A location stack can be converted to a list of strings suitable for display to end-users via location-stack->strings. The strings in the resulting list describe the location from the broadest level of organization to the narrowist (e.g. '("Chapter 1" "Footnote 3"), though the precise textual content of the returned strings is unspecified).

procedure

(segment-title/symbol seg)  symbol?

  seg : segment?

procedure

(segment-document-checksum seg)  symbol?

  seg : segment?
Functions that return the same symbols that would have been returned by instance-title/symbol or tei-document-checksum, respectively, applied to the source TEI document of the segment seg.

An order (in the sense of data/order) on segments. It is an error to apply segment-order’s comparison functions to segments that do not come from the same TEI document, where “the same” encompases both instance-title/symbol and tei-document-checksum.

Sorting segments according to segment-order’s less-than relation places them in the order in which they occurred in the source TEI document.

procedure

(segment-counter seg)  natural-number/c

  seg : segment?
Returns an integer representing the position of the segment seg relative to other segments from the same source TEI document.

6.3 Implementing New Types of Segments🔗

A structure type property for implementing new types of segments.

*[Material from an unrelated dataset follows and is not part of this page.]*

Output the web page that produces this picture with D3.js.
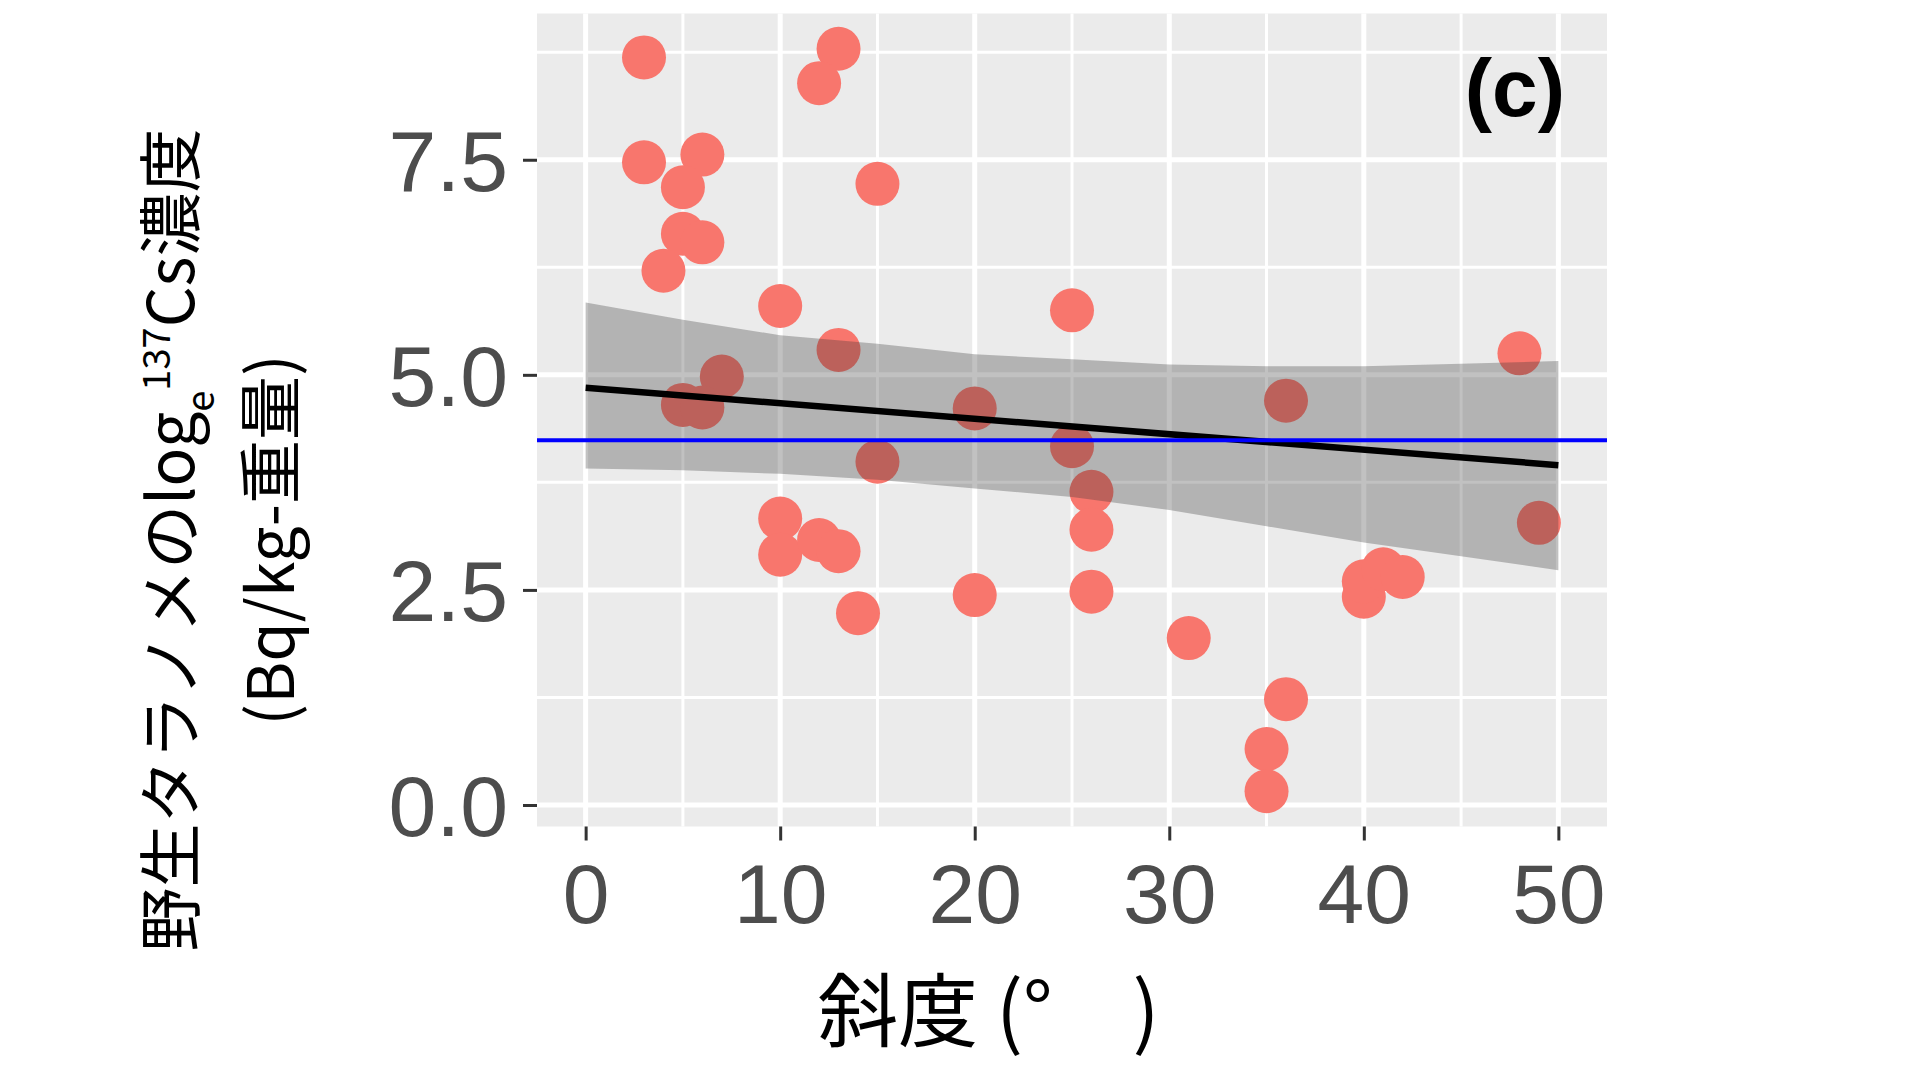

The value for the property must be a function that accepts an instance of the new structure type and returns a segment metadata value. An instance of the new structure type will satisfy segment? and can be used with any of the functions above equivalently to using the returned segment metadata value directly.

The function given as a value for prop:segment should always return the very same segment metadata value when called with the same argument. This invariant is not currently checked, but may be in the future.